Input rows:
* start *

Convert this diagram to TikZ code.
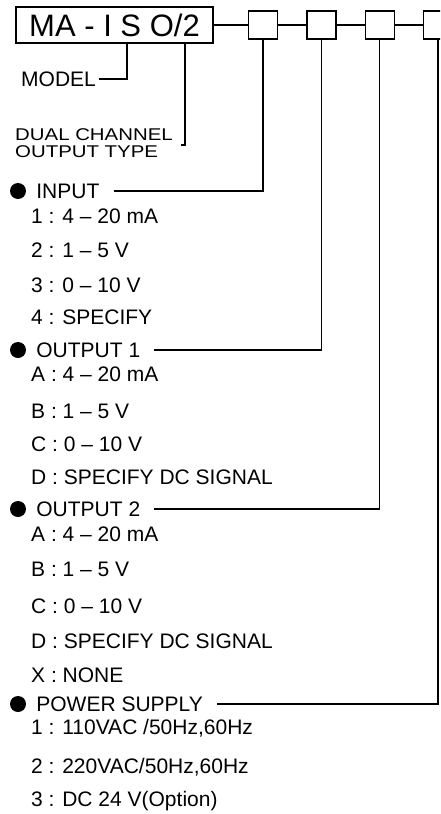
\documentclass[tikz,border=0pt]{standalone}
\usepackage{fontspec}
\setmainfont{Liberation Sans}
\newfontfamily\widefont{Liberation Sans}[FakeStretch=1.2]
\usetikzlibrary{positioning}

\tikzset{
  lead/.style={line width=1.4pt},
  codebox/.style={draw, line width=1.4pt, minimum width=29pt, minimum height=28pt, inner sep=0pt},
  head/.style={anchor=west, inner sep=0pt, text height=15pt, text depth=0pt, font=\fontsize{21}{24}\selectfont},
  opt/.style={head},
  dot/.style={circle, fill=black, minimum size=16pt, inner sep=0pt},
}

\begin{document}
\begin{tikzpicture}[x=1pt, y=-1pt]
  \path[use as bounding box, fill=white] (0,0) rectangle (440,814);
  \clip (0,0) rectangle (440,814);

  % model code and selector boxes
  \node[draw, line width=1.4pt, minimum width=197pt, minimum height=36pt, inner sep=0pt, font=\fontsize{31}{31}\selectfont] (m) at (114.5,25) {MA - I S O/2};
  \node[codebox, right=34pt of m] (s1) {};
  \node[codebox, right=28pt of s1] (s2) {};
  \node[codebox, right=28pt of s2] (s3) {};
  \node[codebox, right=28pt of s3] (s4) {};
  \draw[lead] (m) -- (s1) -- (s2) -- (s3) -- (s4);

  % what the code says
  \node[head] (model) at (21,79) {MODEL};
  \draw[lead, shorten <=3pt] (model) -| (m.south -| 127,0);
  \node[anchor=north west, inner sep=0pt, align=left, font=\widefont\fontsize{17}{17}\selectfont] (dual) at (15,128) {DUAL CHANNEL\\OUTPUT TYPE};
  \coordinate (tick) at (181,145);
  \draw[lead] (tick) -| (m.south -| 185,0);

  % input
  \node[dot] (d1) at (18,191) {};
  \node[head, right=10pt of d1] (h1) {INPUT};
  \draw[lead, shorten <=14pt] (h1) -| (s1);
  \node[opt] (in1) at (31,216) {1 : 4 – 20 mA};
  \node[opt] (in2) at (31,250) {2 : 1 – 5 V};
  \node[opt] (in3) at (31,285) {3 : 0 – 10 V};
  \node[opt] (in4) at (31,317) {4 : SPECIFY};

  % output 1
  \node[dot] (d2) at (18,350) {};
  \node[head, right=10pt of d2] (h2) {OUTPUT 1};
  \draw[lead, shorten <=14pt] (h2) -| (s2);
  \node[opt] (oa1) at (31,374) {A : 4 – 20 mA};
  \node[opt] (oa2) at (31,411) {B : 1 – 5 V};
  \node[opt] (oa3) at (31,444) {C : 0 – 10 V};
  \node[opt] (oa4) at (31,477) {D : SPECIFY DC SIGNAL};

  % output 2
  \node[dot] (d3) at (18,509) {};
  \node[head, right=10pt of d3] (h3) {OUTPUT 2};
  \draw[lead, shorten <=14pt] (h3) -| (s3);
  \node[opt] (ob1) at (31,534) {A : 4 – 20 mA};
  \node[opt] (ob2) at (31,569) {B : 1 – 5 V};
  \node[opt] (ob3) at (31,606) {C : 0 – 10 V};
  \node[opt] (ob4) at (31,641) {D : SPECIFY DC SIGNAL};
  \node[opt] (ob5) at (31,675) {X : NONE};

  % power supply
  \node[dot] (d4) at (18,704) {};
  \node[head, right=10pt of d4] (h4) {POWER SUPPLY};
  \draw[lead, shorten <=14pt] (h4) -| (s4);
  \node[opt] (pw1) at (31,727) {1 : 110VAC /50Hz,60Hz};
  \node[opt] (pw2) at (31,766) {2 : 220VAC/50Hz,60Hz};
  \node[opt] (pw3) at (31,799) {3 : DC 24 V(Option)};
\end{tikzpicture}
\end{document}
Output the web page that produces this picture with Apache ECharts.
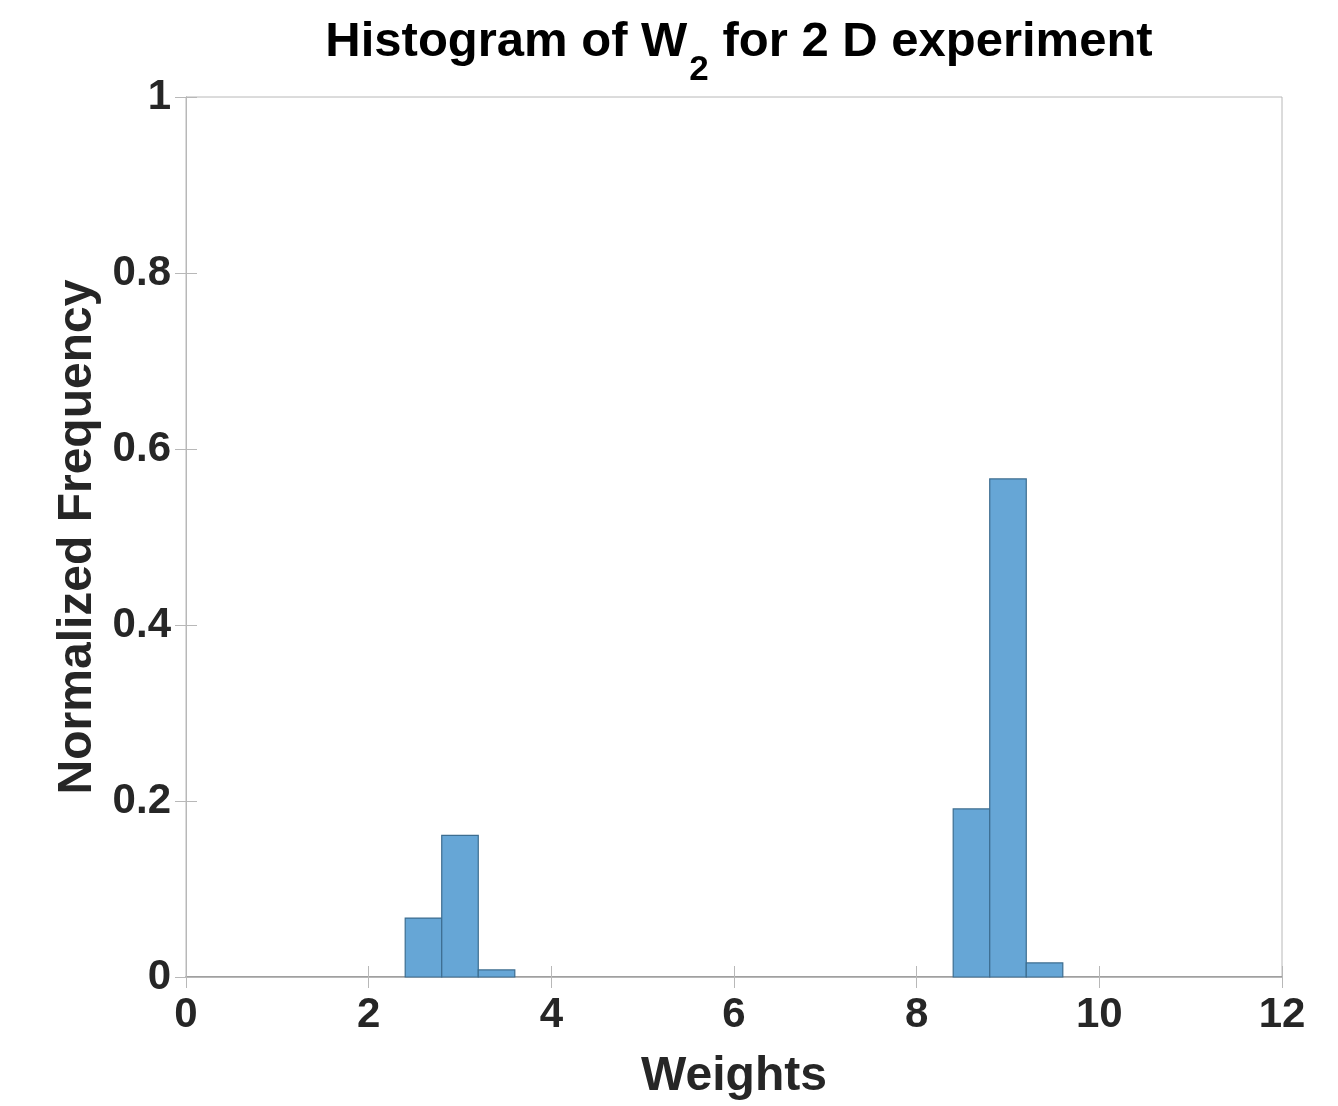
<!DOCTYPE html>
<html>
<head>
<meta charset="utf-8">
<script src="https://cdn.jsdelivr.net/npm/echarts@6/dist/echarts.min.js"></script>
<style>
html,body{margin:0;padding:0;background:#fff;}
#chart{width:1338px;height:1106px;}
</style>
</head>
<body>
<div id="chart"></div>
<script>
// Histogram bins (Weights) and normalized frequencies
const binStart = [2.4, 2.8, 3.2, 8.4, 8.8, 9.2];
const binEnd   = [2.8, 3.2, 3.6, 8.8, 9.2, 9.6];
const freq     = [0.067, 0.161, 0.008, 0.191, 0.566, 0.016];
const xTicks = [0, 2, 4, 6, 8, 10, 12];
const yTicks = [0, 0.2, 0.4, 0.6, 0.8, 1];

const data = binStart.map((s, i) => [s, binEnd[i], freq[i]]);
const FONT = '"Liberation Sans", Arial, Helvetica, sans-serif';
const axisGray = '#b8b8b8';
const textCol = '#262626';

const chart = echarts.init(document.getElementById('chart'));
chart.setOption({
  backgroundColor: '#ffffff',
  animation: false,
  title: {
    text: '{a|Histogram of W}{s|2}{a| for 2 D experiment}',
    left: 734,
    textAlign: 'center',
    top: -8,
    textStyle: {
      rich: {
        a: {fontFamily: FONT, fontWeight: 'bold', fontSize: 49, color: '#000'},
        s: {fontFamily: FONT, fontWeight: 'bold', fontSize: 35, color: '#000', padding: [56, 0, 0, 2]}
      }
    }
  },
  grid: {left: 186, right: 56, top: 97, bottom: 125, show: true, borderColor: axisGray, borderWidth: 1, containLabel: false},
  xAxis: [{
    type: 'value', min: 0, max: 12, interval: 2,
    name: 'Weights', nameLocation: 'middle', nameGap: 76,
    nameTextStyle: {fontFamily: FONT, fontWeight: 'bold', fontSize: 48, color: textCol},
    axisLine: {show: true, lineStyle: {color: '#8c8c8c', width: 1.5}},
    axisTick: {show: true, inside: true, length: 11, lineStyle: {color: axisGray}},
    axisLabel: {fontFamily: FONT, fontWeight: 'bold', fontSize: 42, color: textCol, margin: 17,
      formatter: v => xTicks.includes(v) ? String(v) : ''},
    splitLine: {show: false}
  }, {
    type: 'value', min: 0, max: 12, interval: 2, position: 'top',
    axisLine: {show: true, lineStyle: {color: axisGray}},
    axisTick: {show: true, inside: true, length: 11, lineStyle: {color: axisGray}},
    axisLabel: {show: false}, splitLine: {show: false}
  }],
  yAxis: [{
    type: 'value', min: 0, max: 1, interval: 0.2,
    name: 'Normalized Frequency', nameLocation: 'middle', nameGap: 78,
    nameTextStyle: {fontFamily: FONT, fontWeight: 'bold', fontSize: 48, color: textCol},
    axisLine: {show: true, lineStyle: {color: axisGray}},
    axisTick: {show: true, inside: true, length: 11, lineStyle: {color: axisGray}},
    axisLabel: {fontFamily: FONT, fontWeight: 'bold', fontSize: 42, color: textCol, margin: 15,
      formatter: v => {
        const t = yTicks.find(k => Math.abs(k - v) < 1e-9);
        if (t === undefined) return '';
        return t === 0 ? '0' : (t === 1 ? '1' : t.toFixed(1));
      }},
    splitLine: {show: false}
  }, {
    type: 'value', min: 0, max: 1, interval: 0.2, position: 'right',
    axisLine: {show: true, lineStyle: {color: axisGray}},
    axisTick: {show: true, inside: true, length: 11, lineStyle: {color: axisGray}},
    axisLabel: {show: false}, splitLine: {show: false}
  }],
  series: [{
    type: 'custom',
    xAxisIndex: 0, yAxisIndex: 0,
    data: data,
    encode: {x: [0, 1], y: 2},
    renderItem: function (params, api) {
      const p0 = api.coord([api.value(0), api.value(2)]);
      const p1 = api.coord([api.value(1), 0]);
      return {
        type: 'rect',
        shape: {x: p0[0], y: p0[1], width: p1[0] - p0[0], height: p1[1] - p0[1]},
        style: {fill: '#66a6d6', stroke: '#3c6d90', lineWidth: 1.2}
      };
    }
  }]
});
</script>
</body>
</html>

* end *

Nothing but the lines from the start of the records above through the line with "(in4) at (31,317)" should be retyped, each exactly as written; leave out all pictures.

Convert this diagram to TikZ code.
\documentclass[tikz,border=0pt]{standalone}
\usepackage{fontspec}
\setmainfont{Liberation Sans}
\newfontfamily\widefont{Liberation Sans}[FakeStretch=1.2]
\usetikzlibrary{positioning}

\tikzset{
  lead/.style={line width=1.4pt},
  codebox/.style={draw, line width=1.4pt, minimum width=29pt, minimum height=28pt, inner sep=0pt},
  head/.style={anchor=west, inner sep=0pt, text height=15pt, text depth=0pt, font=\fontsize{21}{24}\selectfont},
  opt/.style={head},
  dot/.style={circle, fill=black, minimum size=16pt, inner sep=0pt},
}

\begin{document}
\begin{tikzpicture}[x=1pt, y=-1pt]
  \path[use as bounding box, fill=white] (0,0) rectangle (440,814);
  \clip (0,0) rectangle (440,814);

  % model code and selector boxes
  \node[draw, line width=1.4pt, minimum width=197pt, minimum height=36pt, inner sep=0pt, font=\fontsize{31}{31}\selectfont] (m) at (114.5,25) {MA - I S O/2};
  \node[codebox, right=34pt of m] (s1) {};
  \node[codebox, right=28pt of s1] (s2) {};
  \node[codebox, right=28pt of s2] (s3) {};
  \node[codebox, right=28pt of s3] (s4) {};
  \draw[lead] (m) -- (s1) -- (s2) -- (s3) -- (s4);

  % what the code says
  \node[head] (model) at (21,79) {MODEL};
  \draw[lead, shorten <=3pt] (model) -| (m.south -| 127,0);
  \node[anchor=north west, inner sep=0pt, align=left, font=\widefont\fontsize{17}{17}\selectfont] (dual) at (15,128) {DUAL CHANNEL\\OUTPUT TYPE};
  \coordinate (tick) at (181,145);
  \draw[lead] (tick) -| (m.south -| 185,0);

  % input
  \node[dot] (d1) at (18,191) {};
  \node[head, right=10pt of d1] (h1) {INPUT};
  \draw[lead, shorten <=14pt] (h1) -| (s1);
  \node[opt] (in1) at (31,216) {1 : 4 – 20 mA};
  \node[opt] (in2) at (31,250) {2 : 1 – 5 V};
  \node[opt] (in3) at (31,285) {3 : 0 – 10 V};
  \node[opt] (in4) at (31,317) {4 : SPECIFY};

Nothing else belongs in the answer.